### EXERCISE INSTRUCTIONS:
Each line of the listing that contains the word "chart" is to be copied.

+++ MATERIAL FOR THIS EXERCISE +++

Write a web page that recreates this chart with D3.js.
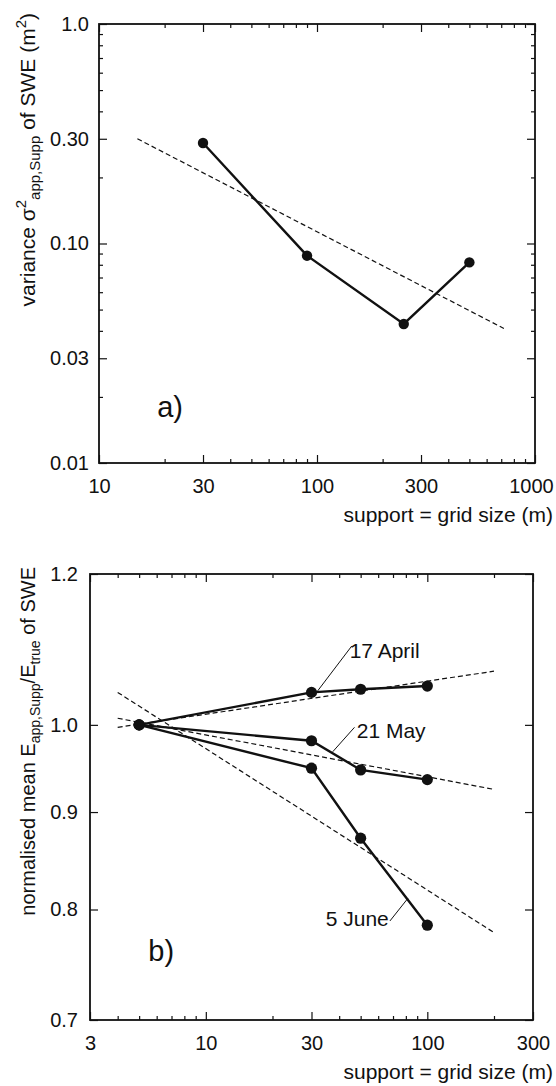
<!DOCTYPE html>
<html>
<head>
<meta charset="utf-8">
<script src="https://cdn.jsdelivr.net/npm/d3@7"></script>
<style>
  body { margin: 0; background: #fff; }
  svg { display: block; font-family: "Liberation Sans", Arial, sans-serif; }
  .tick text { font-size: 20px; fill: #111; }
  .domain { display: none; }
</style>
</head>
<body>
<div id="chart"></div>
<script>
// panel a) variance vs support
const aSizes = [30, 90, 250, 500];
const aVariance = [0.287, 0.088, 0.043, 0.082];
const aFitX = [15, 720];
const aFitY = [0.30, 0.041];
const aXLabels = [10, 30, 100, 300, 1000];
const aYLabels = [0.01, 0.03, 0.1, 0.3, 1.0];
const aYFormat = ["0.01", "0.03", "0.10", "0.30", "1.0"];

// panel b) normalised mean vs support
const bSizes = [5, 30, 50, 100];
const april = [1.0, 1.040, 1.044, 1.048];
const may = [1.0, 0.981, 0.947, 0.936];
const june = [1.0, 0.949, 0.872, 0.785];
const bFitX = [4, 200];
const aprilFit = [0.997, 1.067];
const mayFit = [1.008, 0.925];
const juneFit = [1.04, 0.778];
const bXLabels = [3, 10, 30, 100, 300];
const bYLabels = [0.7, 0.8, 0.9, 1.0, 1.2];
const bYFormat = ["0.7", "0.8", "0.9", "1.0", "1.2"];

// date labels with leader lines (data units)
const noteText = ["17 April", "21 May", "5 June"];
const noteX = [44.6, 48.0, 67.0];
const noteY = [1.084, 0.984, 0.784];
const noteAnchor = ["start", "start", "end"];
const leaderFrom = [[45.6, 1.100], [46.9, 0.997], [67.8, 0.789]];
const leaderTo = [[32.0, 1.042], [37.4, 0.968], [81.8, 0.811]];

const svg = d3.select("#chart").append("svg")
  .attr("width", 556)
  .attr("height", 1086);

function drawFrame(box, x, y, opt) {
  const g = svg.append("g");
  const w = box.right - box.left, h = box.bottom - box.top;
  const minorX = x.ticks().filter(v => !opt.xLabels.includes(v));
  const minorY = (opt.yMinor || []).filter(v => !opt.yLabels.includes(v));

  // bottom + top
  g.append("g").attr("transform", `translate(0,${box.bottom})`)
    .call(d3.axisBottom(x).tickValues(minorX).tickSize(-4).tickFormat(""));
  const xAxis = g.append("g").attr("transform", `translate(0,${box.bottom})`)
    .call(d3.axisBottom(x).tickValues(opt.xLabels).tickSize(-8).tickPadding(16).tickFormat(d3.format("d")));
  // keep the last label inside the page
  xAxis.selectAll(".tick:last-of-type text").attr("dx", opt.lastDx || 0);
  g.append("g").attr("transform", `translate(0,${box.top})`)
    .call(d3.axisTop(x).tickValues(minorX).tickSize(-4).tickFormat(""));
  g.append("g").attr("transform", `translate(0,${box.top})`)
    .call(d3.axisTop(x).tickValues(opt.xLabels).tickSize(-8).tickFormat(""));
  // left + right
  g.append("g").attr("transform", `translate(${box.left},0)`)
    .call(d3.axisLeft(y).tickValues(minorY).tickSize(-4).tickFormat(""));
  g.append("g").attr("transform", `translate(${box.left},0)`)
    .call(d3.axisLeft(y).tickValues(opt.yLabels).tickSize(-8).tickPadding(opt.yPad)
      .tickFormat((d, i) => opt.yFormat[i]));
  g.append("g").attr("transform", `translate(${box.right},0)`)
    .call(d3.axisRight(y).tickValues(minorY).tickSize(-4).tickFormat(""));
  g.append("g").attr("transform", `translate(${box.right},0)`)
    .call(d3.axisRight(y).tickValues(opt.yLabels).tickSize(-8).tickFormat(""));

  g.selectAll(".tick line").attr("stroke", "#111").attr("stroke-width", 1.2);

  g.append("rect")
    .attr("x", box.left).attr("y", box.top)
    .attr("width", w).attr("height", h)
    .attr("fill", "none").attr("stroke", "#111").attr("stroke-width", 1.8);

  svg.append("text")
    .attr("x", 553).attr("y", box.bottom + 59)
    .attr("text-anchor", "end")
    .attr("font-size", 21).attr("fill", "#111")
    .text("support = grid size (m)");
}

function drawSeries(x, y, xs, ys, r) {
  const line = d3.line().x(d => x(d[0])).y(d => y(d[1]));
  const pts = xs.map((v, i) => [v, ys[i]]);
  svg.append("path").datum(pts)
    .attr("d", line).attr("fill", "none")
    .attr("stroke", "#111").attr("stroke-width", 2.4);
  svg.selectAll(null).data(pts).enter().append("circle")
    .attr("cx", d => x(d[0])).attr("cy", d => y(d[1]))
    .attr("r", r).attr("fill", "#111");
}

function drawFit(x, y, xs, ys) {
  const line = d3.line().x(d => x(d[0])).y(d => y(d[1]));
  svg.append("path").datum(xs.map((v, i) => [v, ys[i]]))
    .attr("d", line).attr("fill", "none")
    .attr("stroke", "#111").attr("stroke-width", 1.2)
    .attr("stroke-dasharray", "5,3");
}

// ---- panel a ----
const boxA = { left: 99, right: 535, top: 24, bottom: 463 };
const xA = d3.scaleLog().domain([10, 1000]).range([boxA.left, boxA.right]);
const yA = d3.scaleLog().domain([0.01, 1]).range([boxA.bottom, boxA.top]);
drawFrame(boxA, xA, yA, {
  xLabels: aXLabels, yLabels: aYLabels, yFormat: aYFormat, yPad: 10,
  yMinor: yA.ticks(), lastDx: -4
});
drawFit(xA, yA, aFitX, aFitY);
drawSeries(xA, yA, aSizes, aVariance, 5.2);

svg.append("text")
  .attr("x", xA(18.5)).attr("y", yA(0.0162))
  .attr("font-size", 29).attr("fill", "#111").text("a)");

const titleA = svg.append("text")
  .attr("transform", "translate(35,13) rotate(-90)")
  .attr("text-anchor", "end")
  .attr("font-size", 21).attr("fill", "#111");
titleA.append("tspan").text("variance σ");
titleA.append("tspan").attr("font-size", 15).attr("dy", -9).text("2");
titleA.append("tspan").attr("font-size", 15).attr("dy", 14).text("app,Supp");
titleA.append("tspan").attr("dy", -5).text("  of SWE (m");
titleA.append("tspan").attr("font-size", 15).attr("dy", -9).text("2");
titleA.append("tspan").attr("dy", 9).text(")");

// ---- panel b ----
const boxB = { left: 90, right: 533, top: 574, bottom: 1020 };
const xB = d3.scaleLog().domain([3, 300]).range([boxB.left, boxB.right]);
const yB = d3.scaleLog().domain([0.7, 1.2]).range([boxB.bottom, boxB.top]);
drawFrame(boxB, xB, yB, {
  xLabels: bXLabels, yLabels: bYLabels, yFormat: bYFormat, yPad: 12,
  yMinor: [], lastDx: 0
});
drawFit(xB, yB, bFitX, aprilFit);
drawFit(xB, yB, bFitX, mayFit);
drawFit(xB, yB, bFitX, juneFit);
drawSeries(xB, yB, bSizes, april, 5.6);
drawSeries(xB, yB, bSizes, may, 5.6);
drawSeries(xB, yB, bSizes, june, 5.6);

noteText.forEach((t, i) => {
  svg.append("line")
    .attr("x1", xB(leaderFrom[i][0])).attr("y1", yB(leaderFrom[i][1]))
    .attr("x2", xB(leaderTo[i][0])).attr("y2", yB(leaderTo[i][1]))
    .attr("stroke", "#111").attr("stroke-width", 1);
  svg.append("text")
    .attr("x", xB(noteX[i])).attr("y", yB(noteY[i]))
    .attr("text-anchor", noteAnchor[i])
    .attr("font-size", 21).attr("fill", "#111").text(t);
});

svg.append("text")
  .attr("x", xB(5.5)).attr("y", yB(0.752))
  .attr("font-size", 29).attr("fill", "#111").text("b)");

const titleB = svg.append("text")
  .attr("transform", "translate(35,567) rotate(-90)")
  .attr("text-anchor", "end")
  .attr("font-size", 20).attr("fill", "#111");
titleB.append("tspan").text("normalised mean E");
titleB.append("tspan").attr("font-size", 14).attr("dy", 5).text("app,Supp");
titleB.append("tspan").attr("dy", -5).text("/E");
titleB.append("tspan").attr("font-size", 14).attr("dy", 5).text("true");
titleB.append("tspan").attr("dy", -5).text(" of SWE");
</script>
</body>
</html>
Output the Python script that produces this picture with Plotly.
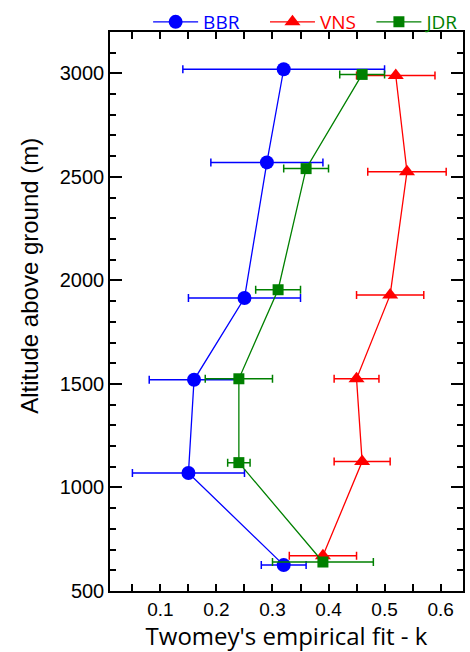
import plotly.graph_objects as go

# ---- data ----
bbr_k = [0.32, 0.29, 0.25, 0.16, 0.15, 0.32]
bbr_alt = [3020, 2570, 1915, 1520, 1070, 625]
bbr_err = [0.18, 0.10, 0.10, 0.08, 0.10, 0.04]

vns_k = [0.52, 0.54, 0.51, 0.45, 0.46, 0.39]
vns_alt = [2990, 2525, 1930, 1525, 1125, 670]
vns_err = [0.07, 0.07, 0.06, 0.04, 0.05, 0.06]

jdr_k = [0.46, 0.36, 0.31, 0.24, 0.24, 0.39]
jdr_alt = [2995, 2540, 1955, 1525, 1120, 640]
jdr_err = [0.04, 0.04, 0.04, 0.06, 0.02, 0.09]

x_tickvals = [0.1, 0.2, 0.3, 0.4, 0.5, 0.6]
y_tickvals = [500, 1000, 1500, 2000, 2500, 3000]

series = [
    ("BBR", bbr_k, bbr_alt, bbr_err, "#0000FF", "circle", 14, "legend"),
    ("VNS", vns_k, vns_alt, vns_err, "#FF0000", "triangle-up", 14, "legend2"),
    ("JDR", jdr_k, jdr_alt, jdr_err, "#008000", "square", 11, "legend3"),
]

fig = go.Figure()
for name, k, alt, err, col, sym, size, leg in series:
    fig.add_trace(go.Scatter(
        x=k, y=alt, mode="lines+markers",
        name=name, legend=leg,
        line=dict(color=col, width=1.3),
        marker=dict(color=col, symbol=sym, size=size),
        error_x=dict(type="data", array=err, symmetric=True,
                     color=col, thickness=1.5, width=4),
    ))

axis_common = dict(
    showline=True, linecolor="black", linewidth=1.5, mirror="allticks",
    ticks="inside", tickcolor="black", tickwidth=1.5,
    showgrid=False, zeroline=False,
)

fig.update_xaxes(
    range=[0.01, 0.64], tickvals=x_tickvals, ticklen=7,
    minor=dict(dtick=0.05, tick0=0, ticks="inside", ticklen=7,
               tickcolor="black", tickwidth=1.5),
    tickfont=dict(family="Liberation Sans, Arial", size=19, color="black"),
    title=dict(text="Twomey's empirical fit - k",
               font=dict(family="Open Sans", size=24, color="black"),
               standoff=4),
    **axis_common,
)
fig.update_yaxes(
    range=[500, 3200], tickvals=y_tickvals, ticklen=12,
    domain=[0, 0.9459],
    minor=dict(dtick=100, tick0=0, ticks="inside", ticklen=6,
               tickcolor="black", tickwidth=1.5),
    tickfont=dict(family="Liberation Sans, Arial", size=20, color="black"),
    **axis_common,
)

fig.add_annotation(
    text="Altitude above ground (m)", textangle=-90,
    xref="paper", yref="paper", x=-0.227, y=0.533,
    xanchor="center", yanchor="middle", showarrow=False,
    font=dict(family="Liberation Sans, Arial", size=24, color="black"),
)


def leg(x, xanchor, color):
    return dict(orientation="h", x=x, xanchor=xanchor,
                y=0.9628, yanchor="middle", itemwidth=45,
                font=dict(family="Open Sans", size=19, color=color),
                bgcolor="rgba(0,0,0,0)")


fig.update_layout(
    width=470, height=652,
    margin=dict(l=110, r=7, t=0, b=61),
    paper_bgcolor="white", plot_bgcolor="white",
    showlegend=True,
    legend=leg(0.108, "left", "#0000FF"),
    legend2=leg(0.439, "left", "#FF0000"),
    legend3=leg(1.004, "right", "#008000"),
)

fig.write_html("out.html")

+++

### CORRECT ANSWER:
Write a web page that recreates this chart with D3.js.
<div id="chart"></div>
const svg = d3.select("#chart").append("svg")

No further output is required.